- YOUR OBJECTIVE: Leave out every picture, and restate word for word only the lines from the one containing "Reproduce this diagram with TikZ." through the end of the material.

[Collected data]
———
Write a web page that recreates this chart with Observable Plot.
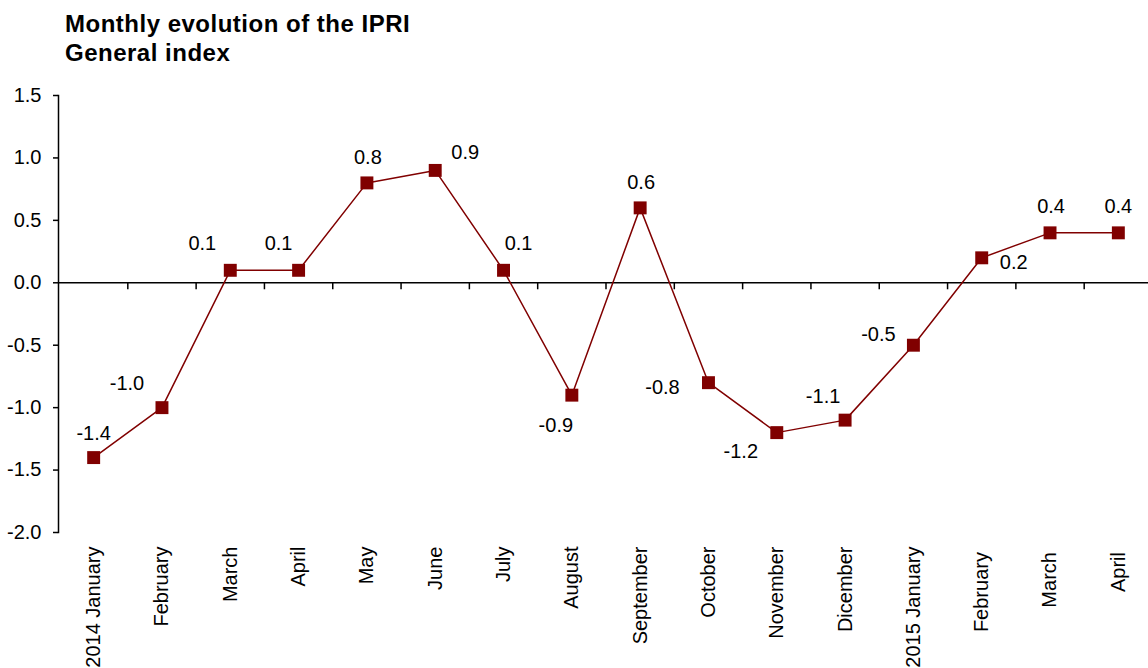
<!DOCTYPE html>
<html>
<head>
<meta charset="utf-8">
<script src="https://cdn.jsdelivr.net/npm/d3@7"></script>
<script src="https://cdn.jsdelivr.net/npm/@observablehq/plot@0.6"></script>
<style>
  html, body { margin: 0; padding: 0; background: #fff; }
  body { width: 1148px; height: 668px; overflow: hidden; font-family: "Liberation Sans", Arial, sans-serif; }
  #title { height: 75px; box-sizing: border-box; padding: 9px 0 0 65px; font-size: 24px; letter-spacing: 0.5px; font-weight: bold; line-height: 29px; color: #000; }
  #chart svg { display: block; }
</style>
</head>
<body>
<div id="title">Monthly evolution of the IPRI<br>General index</div>
<div id="chart"></div>
<script>
// ---- data ----
const months = ["2014 January", "February", "March", "April", "May", "June", "July", "August",
  "September", "October", "November", "Dicember", "2015 January", "February ", "March ", "April "];
const values = [-1.4, -1.0, 0.1, 0.1, 0.8, 0.9, 0.1, -0.9, 0.6, -0.8, -1.2, -1.1, -0.5, 0.2, 0.4, 0.4];
const yTicks = [-2.0, -1.5, -1.0, -0.5, 0.0, 0.5, 1.0, 1.5];

// label placement (pixel offsets from each point)
const labelOffsets = [[0,-24],[-35,-24],[-28,-27],[-20,-27],[1,-25],[30,-18],[15,-27],[-16,30],
  [1,-25],[-46,5],[-36,19],[-22,-24],[-35,-11],[32,5],[1,-26],[0,-26]];

const data = months.map((m, i) => ({month: m, value: values[i]}));
const fmt = v => v.toFixed(1);
const red = "#800000";
const W = 1148, H = 593;
const step = (1152 - 59) / months.length;

const labelMarks = data.map((d, i) => Plot.text([d], {
  x: "month", y: "value", text: d => fmt(d.value),
  dx: labelOffsets[i][0], dy: labelOffsets[i][1], fontSize: 20, fill: "#000"
}));

const chart = Plot.plot({
  width: W,
  height: H,
  marginLeft: 58,
  marginRight: 0,
  marginTop: 20,
  marginBottom: 136,
  style: {fontFamily: "'Liberation Sans', Arial, sans-serif", color: "#000", background: "#fff"},
  x: {type: "point", domain: months, range: [59, 1152], padding: 0.5, align: 0.5, round: false},
  y: {domain: [-2, 1.5], range: [457, 20]},
  marks: [
    Plot.frame({anchor: "left", stroke: "#000", strokeWidth: 1.5}),
    Plot.axisY({ticks: yTicks, tickFormat: fmt, tickSize: 5, tickPadding: 12, fontSize: 20, strokeWidth: 1.5, label: null}),
    Plot.axisX({tickSize: 0, tickRotate: -90, tickPadding: 14, fontSize: 20, label: null}),
    Plot.ruleY([0], {stroke: "#000", strokeWidth: 1.5}),
    Plot.ruleX(months.slice(1), {x: d => d, y1: 0, y2: -0.056, dx: -step / 2, stroke: "#000", strokeWidth: 1.5}),
    Plot.line(data, {x: "month", y: "value", stroke: red, strokeWidth: 1.5}),
    Plot.dot(data, {x: "month", y: "value", symbol: "square", r: 7.3, fill: red, stroke: null}),
    ...labelMarks
  ]
});
document.getElementById("chart").appendChild(chart);
</script>
</body>
</html>
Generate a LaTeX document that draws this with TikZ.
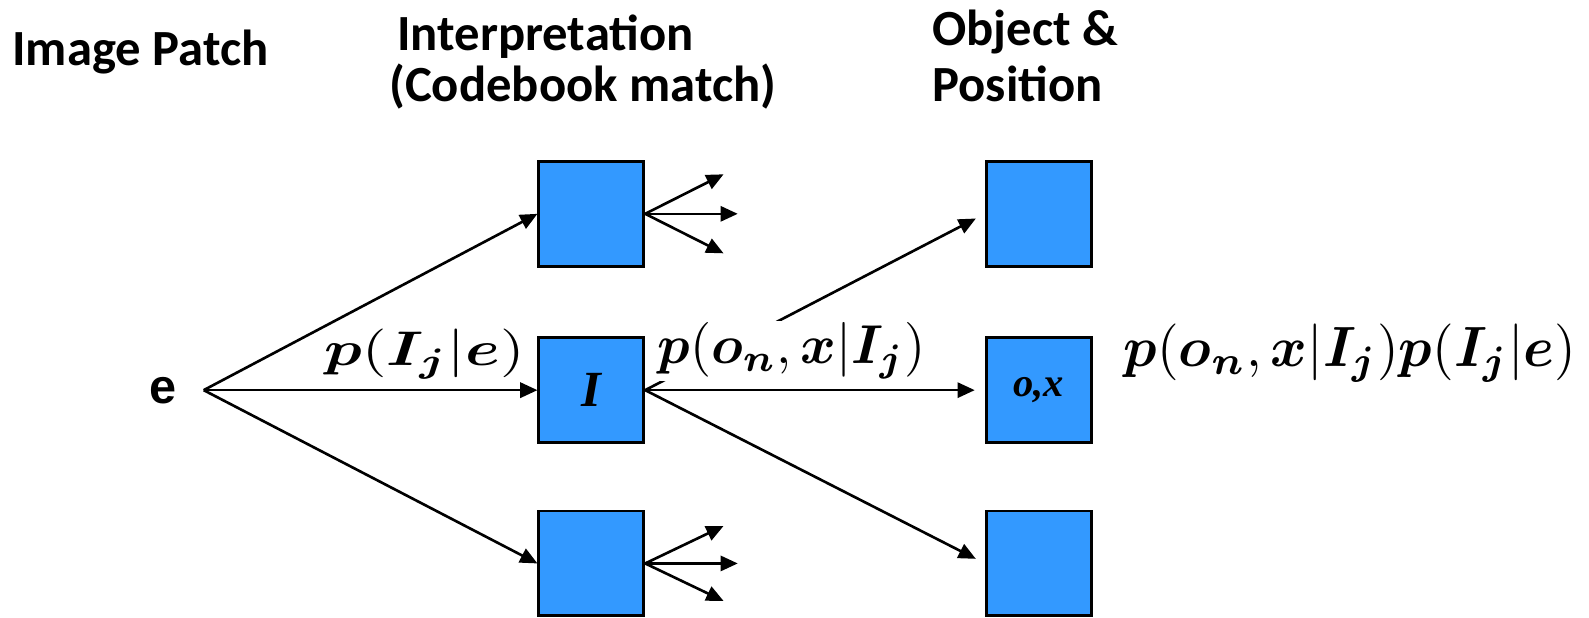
\documentclass[tikz,border=0pt]{standalone}
\usepackage{fontspec}
\usepackage{amsmath}
\usepackage{bm}
\usetikzlibrary{arrows.meta}

\newfontfamily\headfont{Carlito}
\newfontfamily\arialfont{Liberation Sans}
\newfontfamily\timesfont{Liberation Serif}

\definecolor{boxblue}{RGB}{51,153,255}

\tikzset{
  unit/.style={draw=black, line width=2.8pt, fill=boxblue, minimum size=103.5pt, inner sep=0pt},
  link/.style={line width=2.6pt, -{Triangle[length=17pt,width=15pt]}},
  head/.style={anchor=base west, inner sep=0pt, font=\headfont\bfseries\fontsize{50}{52}\selectfont},
  prob/.style={inner sep=0.3pt},
  boxlabel/.style={inner sep=0pt, font=\timesfont\bfseries\itshape},
}

\begin{document}
\begin{tikzpicture}[x=1pt,y=-1pt]
\useasboundingbox (0,0) rectangle (1568,609);

% column headings
\node[head] (hpatch) at (12,65) {Image Patch};
\node[head] (hinterpA) at (392,50) {Interpretation};
\node[head] (hinterpB) at (384,100) {(Codebook match)};
\node[head] (hobjA) at (920,45) {Object \&};
\node[head] (hobjB) at (920,100) {Position};

% input patch
\node[inner sep=0pt, font=\arialfont\bfseries\fontsize{48}{48}\selectfont] (e) at (161,385) {e};
\coordinate (eout) at (201,385);

% codebook entries
\node[unit] (i1) at (583.5,211) {};
\node[unit] (i2) at (583.5,385) {};
\node[boxlabel, font=\timesfont\bfseries\itshape\fontsize{50}{50}\selectfont] (ilab) at (i2) {I};
\node[unit] (i3) at (583.5,556) {};

% object / position hypotheses
\node[unit] (o1) at (1025,211) {};
\node[unit] (o2) at (1025,385) {};
\node[boxlabel, font=\timesfont\bfseries\itshape\fontsize{40}{40}\selectfont] (olab) at (o2) {o,x};
\node[unit] (o3) at (1025,556) {};

% fan-out stubs
\coordinate (f1a) at (714,172);
\coordinate (f1b) at (728,211);
\coordinate (f1c) at (714,250);
\coordinate (f3a) at (714,519);
\coordinate (f3b) at (728,556);
\coordinate (f3c) at (714,593);

% patch to interpretations
\draw[link] (eout) -- (i1.west);
\draw[link] (eout) -- (i2.west);
\draw[link] (eout) -- (i3.west);

% interpretation to object/position
\draw[link, shorten >=10pt] (i2.east) -- (o1.west);
\draw[link, shorten >=10pt] (i2.east) -- (o2.west);
\draw[link, shorten >=10pt] (i2.east) -- (o3.west);

\draw[link] (i1.east) -- (f1a);
\draw[link] (i1.east) -- (f1b);
\draw[link] (i1.east) -- (f1c);
\draw[link] (i3.east) -- (f3a);
\draw[link] (i3.east) -- (f3b);
\draw[link] (i3.east) -- (f3c);

% probabilities
\node[prob, xscale=6.2, yscale=4.8] (pie) at (419,349.5)
  {$\bm{p}(\bm{I}_{\bm{j}}|\bm{e})$};
\node[prob, fill=white, xscale=5.35, yscale=5.4] (pox) at (781,346)
  {$\bm{p}(\bm{o}_{\bm{n}},\bm{x}|\bm{I}_{\bm{j}})$};
\node[prob, xscale=5.5, yscale=5.6] (prod) at (1332,348.5)
  {$\bm{p}(\bm{o}_{\bm{n}},\bm{x}|\bm{I}_{\bm{j}})\bm{p}(\bm{I}_{\bm{j}}|\bm{e})$};
\end{tikzpicture}
\end{document}
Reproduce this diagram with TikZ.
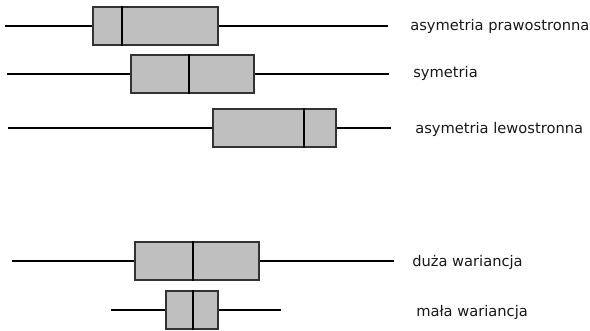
\documentclass[tikz,border=0pt]{standalone}
\usepackage{fontspec}
\setmainfont{DejaVu Sans}
\usepackage{tikz}
% one box plot: name, y, left whisker, q1, median, q3, right whisker
\newcommand{\boxPlot}[7]{%
  \coordinate (#1-lo) at (#3,#2);
  \coordinate (#1-hi) at (#7,#2);
  \coordinate (#1-m) at (#5,#2);
  \node[box, minimum width={(#6-#4)*0.75pt}] (#1) at ({(#4+#6)/2},#2) {};
  \draw[whisker] (#1-lo) -- (#1.west);
  \draw[whisker] (#1.east) -- (#1-hi);
  \draw[median] (#1.north -| #1-m) -- (#1.south -| #1-m);
}

\begin{document}
\begin{tikzpicture}[x=0.75pt, y=-0.75pt]
  \tikzset{
    box/.style={draw=black!80, fill=black!25, line width=0.8pt,
      minimum height=28.5pt, inner sep=0pt},
    whisker/.style={line width=1.8pt, black},
    median/.style={line width=2.2pt, black},
    label/.style={anchor=west, inner sep=0pt, font=\fontsize{11}{13}\selectfont, text=black!90}
  }
  \useasboundingbox (0,0) rectangle (590,331);
  \boxPlot{prawo}{26}{5}{93}{122}{218}{388}
  \boxPlot{sym}{74}{7}{131}{189}{254}{389}
  \boxPlot{lewo}{128}{8}{213}{304}{336}{391}
  \boxPlot{duza}{261}{12}{135}{193}{259}{394}
  \boxPlot{mala}{310}{111}{166}{193}{218}{281}
  \node[label] (l-prawo) at (410,26) {asymetria prawostronna};
  \node[label] (l-sym) at (413,73) {symetria};
  \node[label] (l-lewo) at (415,129) {asymetria lewostronna};
  \node[label] (l-duza) at (412,262) {duża wariancja};
  \node[label] (l-mala) at (416,312) {mała wariancja};
\end{tikzpicture}
\end{document}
———
- THE REPLY:
Reproduce this diagram with TikZ.
\documentclass[tikz,border=0pt]{standalone}
\usepackage{fontspec}
\setmainfont{DejaVu Sans}
\usepackage{tikz}
% one box plot: name, y, left whisker, q1, median, q3, right whisker
\newcommand{\boxPlot}[7]{%
  \coordinate (#1-lo) at (#3,#2);
  \coordinate (#1-hi) at (#7,#2);
  \coordinate (#1-m) at (#5,#2);
  \node[box, minimum width={(#6-#4)*0.75pt}] (#1) at ({(#4+#6)/2},#2) {};
  \draw[whisker] (#1-lo) -- (#1.west);
  \draw[whisker] (#1.east) -- (#1-hi);
  \draw[median] (#1.north -| #1-m) -- (#1.south -| #1-m);
}

\begin{document}
\begin{tikzpicture}[x=0.75pt, y=-0.75pt]
  \tikzset{
    box/.style={draw=black!80, fill=black!25, line width=0.8pt,
      minimum height=28.5pt, inner sep=0pt},
    whisker/.style={line width=1.8pt, black},
    median/.style={line width=2.2pt, black},
    label/.style={anchor=west, inner sep=0pt, font=\fontsize{11}{13}\selectfont, text=black!90}
  }
  \useasboundingbox (0,0) rectangle (590,331);
  \boxPlot{prawo}{26}{5}{93}{122}{218}{388}
  \boxPlot{sym}{74}{7}{131}{189}{254}{389}
  \boxPlot{lewo}{128}{8}{213}{304}{336}{391}
  \boxPlot{duza}{261}{12}{135}{193}{259}{394}
  \boxPlot{mala}{310}{111}{166}{193}{218}{281}
  \node[label] (l-prawo) at (410,26) {asymetria prawostronna};
  \node[label] (l-sym) at (413,73) {symetria};
  \node[label] (l-lewo) at (415,129) {asymetria lewostronna};
  \node[label] (l-duza) at (412,262) {duża wariancja};
  \node[label] (l-mala) at (416,312) {mała wariancja};
\end{tikzpicture}
\end{document}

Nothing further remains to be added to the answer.